Nevertheless a win in the second round was far from certain. Tymoshenko is a relentless fighter. What's more, Yanukovych is viewed as an embarrassment by many Ukrainians. Although less the wooden ex-Soviet apparatchik of five years ago, he is still awkward and slow in speech, and seems to manage only slightly better in Russian than in Ukrainian (which he mastered only in recent years). According to a favorite story making the rounds, he once said that the Russian playwright and short story writer Anton Chekhov was a "great Ukrainian poet."

More disturbing for many is that Yanukovych is seen as not his own man, but a marionette of eastern Ukrainian oligarchs, such as steel magnate Rinat Akhmetov, the country's richest man. (Tymoshenko to be sure has her own billionaire backers, but since she is an oligarch in her own right — the so-called gas princess — she is believed to be less beholden to them.) And he remains tainted by the Kremlin's open endorsement in the last contest. Paradoxically, the oligarchs' involvement may offset this, since they may not welcome increased business competition from the East.

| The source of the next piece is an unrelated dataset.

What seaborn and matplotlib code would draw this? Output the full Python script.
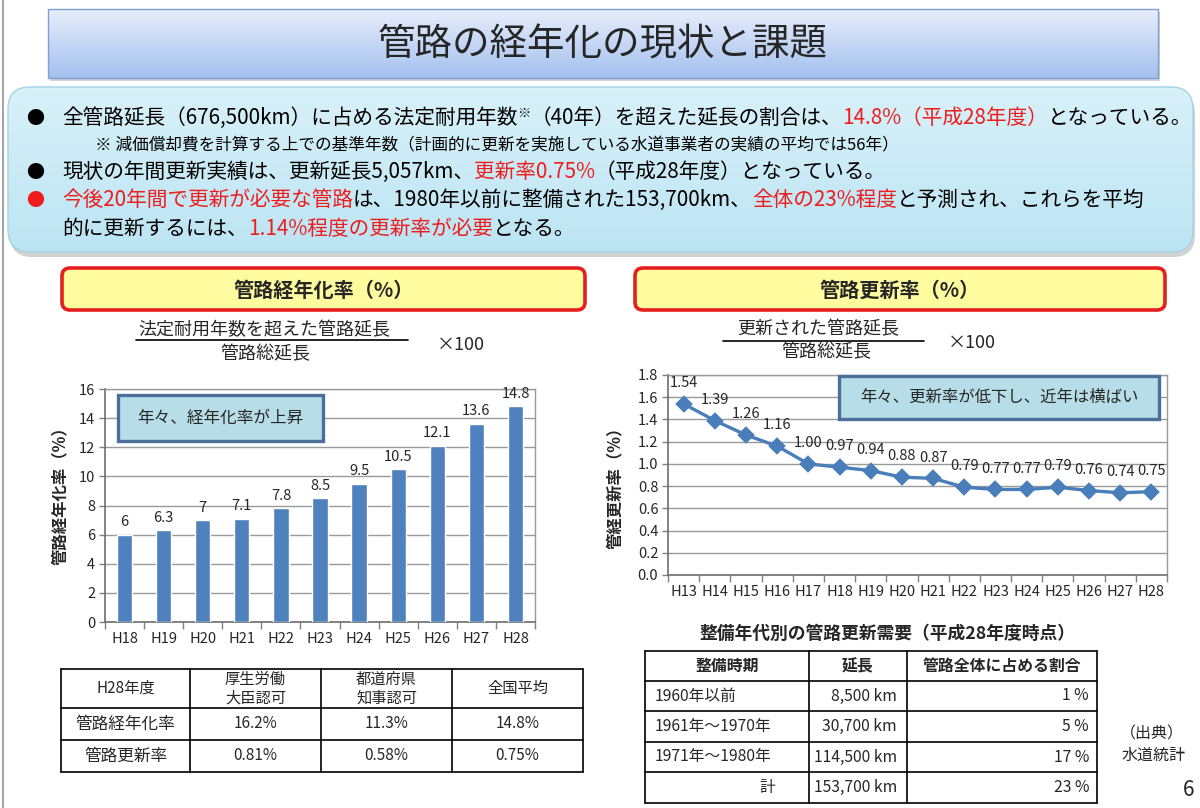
import numpy as np
import matplotlib
matplotlib.use("Agg")
import matplotlib.pyplot as plt
import seaborn as sns
from matplotlib.patches import FancyBboxPatch, Rectangle
from matplotlib.colors import LinearSegmentedColormap
from matplotlib.ticker import FixedLocator, MultipleLocator, FormatStrFormatter

# ---------------- data ----------------
aging_years = ["H18", "H19", "H20", "H21", "H22", "H23", "H24", "H25", "H26", "H27", "H28"]
aging_rate = [6, 6.3, 7, 7.1, 7.8, 8.5, 9.5, 10.5, 12.1, 13.6, 14.8]

renewal_years = ["H13", "H14", "H15", "H16", "H17", "H18", "H19", "H20",
                 "H21", "H22", "H23", "H24", "H25", "H26", "H27", "H28"]
renewal_rate = [1.54, 1.39, 1.26, 1.16, 1.00, 0.97, 0.94, 0.88,
                0.87, 0.79, 0.77, 0.77, 0.79, 0.76, 0.74, 0.75]

left_table_header = ["H28年度", "厚生労働\n大臣認可", "都道府県\n知事認可", "全国平均"]
left_table_rows = [["管路経年化率", "16.2%", "11.3%", "14.8%"],
                   ["管路更新率", "0.81%", "0.58%", "0.75%"]]

right_table_title = "整備年代別の管路更新需要（平成28年度時点）"
right_table_header = ["整備時期", "延長", "管路全体に占める割合"]
right_periods = ["1960年以前", "1961年～1970年", "1971年～1980年", "計"]
right_lengths = ["8,500 km", "30,700 km", "114,500 km", "153,700 km"]
right_shares = ["1 %", "5 %", "17 %", "23 %"]

title_text = "管路の経年化の現状と課題"
RED = "#ee1c1c"
K = "#000000"
bullet_lines = [
    [("全管路延長（676,500km）に占める法定耐用年数", K), ("※", K, 9.5, -7),
     ("（40年）を超えた延長の割合は、", K), ("14.8%（平成28年度）", RED), ("となっている。", K)],
    [("現状の年間更新実績は、更新延長5,057km、", K), ("更新率0.75%", RED),
     ("（平成28年度）となっている。", K)],
    [("今後20年間で更新が必要な管路", RED), ("は、1980年以前に整備された153,700km、", K),
     ("全体の23%程度", RED), ("と予測され、これらを平均", K)],
    [("的に更新するには、", K), ("1.14%程度の更新率が必要", RED), ("となる。", K)],
]
note_text = "※ 減価償却費を計算する上での基準年数（計画的に更新を実施している水道事業者の実績の平均では56年）"

# ---------------- style ----------------
sns.set_style("white")
plt.rcParams["font.family"] = ["Noto Sans CJK JP", "DejaVu Sans"]

W, H = 1200, 808
fig = plt.figure(figsize=(12, 8.08), dpi=100)
renderer = fig.canvas.get_renderer()

bg = fig.add_axes([0, 0, 1, 1], zorder=0)
bg.set_xlim(0, W)
bg.set_ylim(H, 0)
bg.axis("off")

fg = fig.add_axes([0, 0, 1, 1], zorder=5)
fg.set_xlim(0, W)
fg.set_ylim(H, 0)
fg.axis("off")
fg.patch.set_alpha(0)


def axes_px(x0, y0, x1, y1):
    return fig.add_axes([x0 / W, 1 - y1 / H, (x1 - x0) / W, (y1 - y0) / H], zorder=2)


def grad_box(ax, x0, y0, x1, y1, c_top, c_bot, edge, lw, radius, z, shadow=(3, 4)):
    style = f"round,pad=0,rounding_size={radius}" if radius else "square,pad=0"
    if shadow:
        sh = FancyBboxPatch((x0 + shadow[0], y0 + shadow[1]), x1 - x0, y1 - y0,
                            boxstyle=style, fc="#7f7f7f", ec="none", alpha=0.35, zorder=z - 0.5)
        ax.add_patch(sh)
    patch = FancyBboxPatch((x0, y0), x1 - x0, y1 - y0, boxstyle=style,
                           fc="none", ec=edge, lw=lw, zorder=z + 0.1)
    ax.add_patch(patch)
    grad = np.linspace(0, 1, 256).reshape(-1, 1)
    cmap = LinearSegmentedColormap.from_list("g", [c_top, c_bot])
    im = ax.imshow(grad, extent=[x0, x1, y1, y0], cmap=cmap, aspect="auto",
                   origin="upper", zorder=z, interpolation="bilinear")
    im.set_clip_path(patch)
    ax.set_xlim(0, W)
    ax.set_ylim(H, 0)


def rich(ax, x, y, parts, size):
    for p in parts:
        s, color = p[0], p[1]
        sz, dy = (p[2], p[3]) if len(p) > 2 else (size, 0)
        t = ax.text(x, y + dy, s, color=color, fontsize=sz, ha="left", va="baseline", zorder=6)
        x += t.get_window_extent(renderer).width


# slide left border
bg.plot([3, 3], [0, H], color="#a6a6a6", lw=1.5, zorder=1)

# ---------------- title ----------------
grad_box(bg, 48, 9, 1158, 78, "#e8eefb", "#a3c0ef", "#7f9fd3", 1.0, 0, 2, shadow=(2, 3))
bg.text(603, 45, title_text, fontsize=27, ha="center", va="center", zorder=6)

# ---------------- info box ----------------
grad_box(bg, 8, 87, 1193, 252, "#d9f1f9", "#bce4f3", "#a3d3e6", 1.0, 22, 2, shadow=(2, 5))
line_y = [124, 178, 206, 235]
size_main = 14.9
bg.text(35, line_y[0], "●", fontsize=13, ha="center", va="baseline", color=K, zorder=6)
bg.text(35, line_y[1], "●", fontsize=13, ha="center", va="baseline", color=K, zorder=6)
bg.text(35, line_y[2], "●", fontsize=13, ha="center", va="baseline", color=RED, zorder=6)
rich(bg, 62, line_y[0], bullet_lines[0], size_main)
bg.text(95, 150, note_text, fontsize=12, ha="left", va="baseline", color=K, zorder=6)
rich(bg, 62, line_y[1], bullet_lines[1], size_main)
rich(bg, 62, line_y[2], bullet_lines[2], size_main)
rich(bg, 62, line_y[3], bullet_lines[3], size_main)

# ---------------- section headers ----------------
for (x0, x1, txt) in [(62, 585, "管路経年化率（%）"), (635, 1165, "管路更新率（%）")]:
    bg.add_patch(FancyBboxPatch((x0, 268), x1 - x0, 42, boxstyle="round,pad=0,rounding_size=8",
                                fc="#fefc9e", ec="#e61e1e", lw=2.6, zorder=2))
    bg.text((x0 + x1) / 2, 290, txt, fontsize=14.5, fontweight="bold", ha="center", va="center", zorder=6)

# fractions
bg.text(264, 330, "法定耐用年数を超えた管路延長", fontsize=13, ha="center", va="center", zorder=6)
bg.plot([136, 408], [340, 340], color=K, lw=1.2, zorder=6)
bg.text(265, 354, "管路総延長", fontsize=13, ha="center", va="center", zorder=6)
bg.text(437, 345, "×100", fontsize=13, ha="left", va="center", zorder=6)

bg.text(818, 329, "更新された管路延長", fontsize=13, ha="center", va="center", zorder=6)
bg.plot([723, 924], [341, 341], color=K, lw=1.2, zorder=6)
bg.text(826, 352, "管路総延長", fontsize=13, ha="center", va="center", zorder=6)
bg.text(948, 343, "×100", fontsize=13, ha="left", va="center", zorder=6)

# ---------------- charts ----------------
GRID = "#9a9a9a"
SPINE = "#808080"
BLUE = "#4f81bd"

ax1 = axes_px(105, 389, 535, 622)
sns.barplot(x=aging_years, y=aging_rate, color=BLUE, saturation=1, width=0.39, ax=ax1, zorder=3)
ax1.set_ylim(0, 16)
ax1.yaxis.set_major_locator(MultipleLocator(2))
ax1.yaxis.grid(True, color=GRID, lw=1.0)
ax1.set_axisbelow(True)
ax1.bar_label(ax1.containers[0], labels=[f"{v:g}" for v in aging_rate], padding=4, fontsize=10.5)

ax2 = axes_px(668, 375, 1167, 575)
sns.pointplot(x=renewal_years, y=renewal_rate, color="#4a7ebb", markers="D", linestyles="-",
              errorbar=None, ax=ax2, markersize=7.5, linewidth=2.4)
ax2.set_ylim(0, 1.8)
ax2.yaxis.set_major_locator(MultipleLocator(0.2))
ax2.yaxis.set_major_formatter(FormatStrFormatter("%.1f"))
ax2.yaxis.grid(True, color=GRID, lw=1.0)
ax2.set_axisbelow(True)
for i, v in enumerate(renewal_rate):
    ax2.annotate(f"{v:.2f}", (i, v), xytext=(0, 15), textcoords="offset points",
                 ha="center", va="center", fontsize=10.5)

for ax, n in [(ax1, len(aging_years)), (ax2, len(renewal_years))]:
    ax.set_xlim(-0.5, n - 0.5)
    ax.set_xlabel("")
    ax.set_ylabel("")
    ax.xaxis.set_minor_locator(FixedLocator(np.arange(-0.5, n, 1.0)))
    ax.tick_params(axis="x", which="major", length=0, pad=7, labelsize=10.5)
    ax.tick_params(axis="x", which="minor", length=5, width=1, color=SPINE, direction="out", bottom=True)
    ax.tick_params(axis="y", which="major", length=4, width=1, color=SPINE, direction="out",
                   left=True, labelsize=10.5, pad=3)
    ax.xaxis.grid(False)
    for s in ["top", "right"]:
        ax.spines[s].set_color(GRID)
        ax.spines[s].set_linewidth(1.0)
    for s in ["left", "bottom"]:
        ax.spines[s].set_color("#6e6e6e")
        ax.spines[s].set_linewidth(1.2)
        ax.spines[s].set_visible(True)

bg.text(60, 492, "管路経年化率（%）", fontsize=11.8, fontweight="bold", rotation=90,
        ha="center", va="center", zorder=6)
bg.text(615, 484, "管経更新率（%）", fontsize=11.8, fontweight="bold", rotation=90,
        ha="center", va="center", zorder=6)

# chart callouts
fg.add_patch(Rectangle((118, 395), 205, 46, fc="#b7dde8", ec="#4b6f99", lw=2.4, zorder=6))
fg.text(220, 418, "年々、経年化率が上昇", fontsize=12, ha="center", va="center", zorder=7)
fg.add_patch(Rectangle((839, 376), 320, 43, fc="#b7dde8", ec="#4b6f99", lw=2.4, zorder=6))
fg.text(999, 397, "年々、更新率が低下し、近年は横ばい", fontsize=11.8, ha="center", va="center", zorder=7)

# ---------------- tables ----------------
def grid_lines(xs, ys):
    for x in xs:
        bg.plot([x, x], [ys[0], ys[-1]], color=K, lw=1.2, zorder=6)
    for y in ys:
        bg.plot([xs[0], xs[-1]], [y, y], color=K, lw=1.2, zorder=6)

lx = [61, 190, 321, 452, 583]
ly = [669, 708, 740, 772]
grid_lines(lx, ly)
for j, h in enumerate(left_table_header):
    bg.text((lx[j] + lx[j + 1]) / 2, (ly[0] + ly[1]) / 2, h, fontsize=11, ha="center", va="center",
            linespacing=1.1, zorder=7)
for i, row in enumerate(left_table_rows):
    yc = (ly[i + 1] + ly[i + 2]) / 2
    for j, cell in enumerate(row):
        bg.text((lx[j] + lx[j + 1]) / 2, yc, cell, fontsize=12 if j == 0 else 11,
                ha="center", va="center", zorder=7)

bg.text(887, 634, right_table_title, fontsize=12.8, fontweight="bold", ha="center", va="center", zorder=7)
rx = [645, 809, 907, 1097]
ry = [651, 681, 711, 742, 772, 803]
grid_lines(rx, ry)
for j, h in enumerate(right_table_header):
    bg.text((rx[j] + rx[j + 1]) / 2, (ry[0] + ry[1]) / 2, h, fontsize=11.4, fontweight="bold",
            ha="center", va="center", zorder=7)
for i in range(len(right_periods)):
    yc = (ry[i + 1] + ry[i + 2]) / 2
    if right_periods[i] == "計":
        bg.text(775, yc, right_periods[i], fontsize=11.3, ha="right", va="center", zorder=7)
    else:
        bg.text(655, yc, right_periods[i], fontsize=11.3, ha="left", va="center", zorder=7)
    bg.text(897, yc, right_lengths[i], fontsize=11.3, ha="right", va="center", zorder=7)
    bg.text(1089, yc, right_shares[i], fontsize=11.3, ha="right", va="center", zorder=7)

bg.text(1120, 734, "（出典）", fontsize=11.5, ha="left", va="center", zorder=7)
bg.text(1122, 755, "水道統計", fontsize=11.5, ha="left", va="center", zorder=7)
bg.text(1194, 790, "6", fontsize=15, ha="right", va="center", zorder=7)

fig.savefig("out.png", dpi=100)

Indeed, voting followed regional lines: He won in the country's industrial and predominantly Russian-speaking east and south, while she dominated in the center and west. 

But Yanukovych now smiles occasionally (though it sometimes seems more of a grimace), and speaks in soundbites and talking points, thanks in part to American advisers. 

In the end, Tymoshenko's position as the politician most closely associated with the country's crumbling economy did her in. And although relations with President Viktor Yushchenko, her onetime Orange Revolution ally, have become almost radioactive, she is still linked in many peoples' minds with the discredited Ukrainian leader with whom she shared a stage in 2004. 

Despite Tymoshenko's considerable energy, charisma and beauty, she could not overcome the fact that many Ukrainians simply do not trust her. Now, the question hanging over Ukraine, one day after the election, is "What will Yulia do?" Will she try to strike a deal with Yanukovych to preserve some sort of grip on power, or will she ignore the OSCE's favorable report card and challenge the election results in court? 

So far Tymoshenko seems to be weighing her options. On election night, she sounded a very defiant note and seemed to be gearing up for a protracted legal battle: "I ask all who hear me now — fight for every protocol, every document, every vote. Because a vote can determine Ukraine's fate." 

But the next morning, she erected a wall of silence. During the day, she called two press conferences and then abruptly canceled them. Meanwhile, the Central Election Commission finished all but 0.5 percent of the vote count, confirming Yanukovych's victory. 

"This is a very uncomfortable position for Tymoshenko," said Volodymyr Fesenko, director of the Penta Center for Applied Political Studies in Kiev. "She does not love to step away from power by her own volition." 

Western diplomats indicate that they would like Tymoshenko to acknowledge the inevitable and concede defeat, thereby allowing Ukraine to focus on its more pressing economic problems (and help preserve the Orange Revolution's one lasting legacy, democratic elections). 

"It is now time for the country's political leaders to listen to the people's verdict and make sure that the transition of power is peaceful and constructive," said the OSCE's Soares.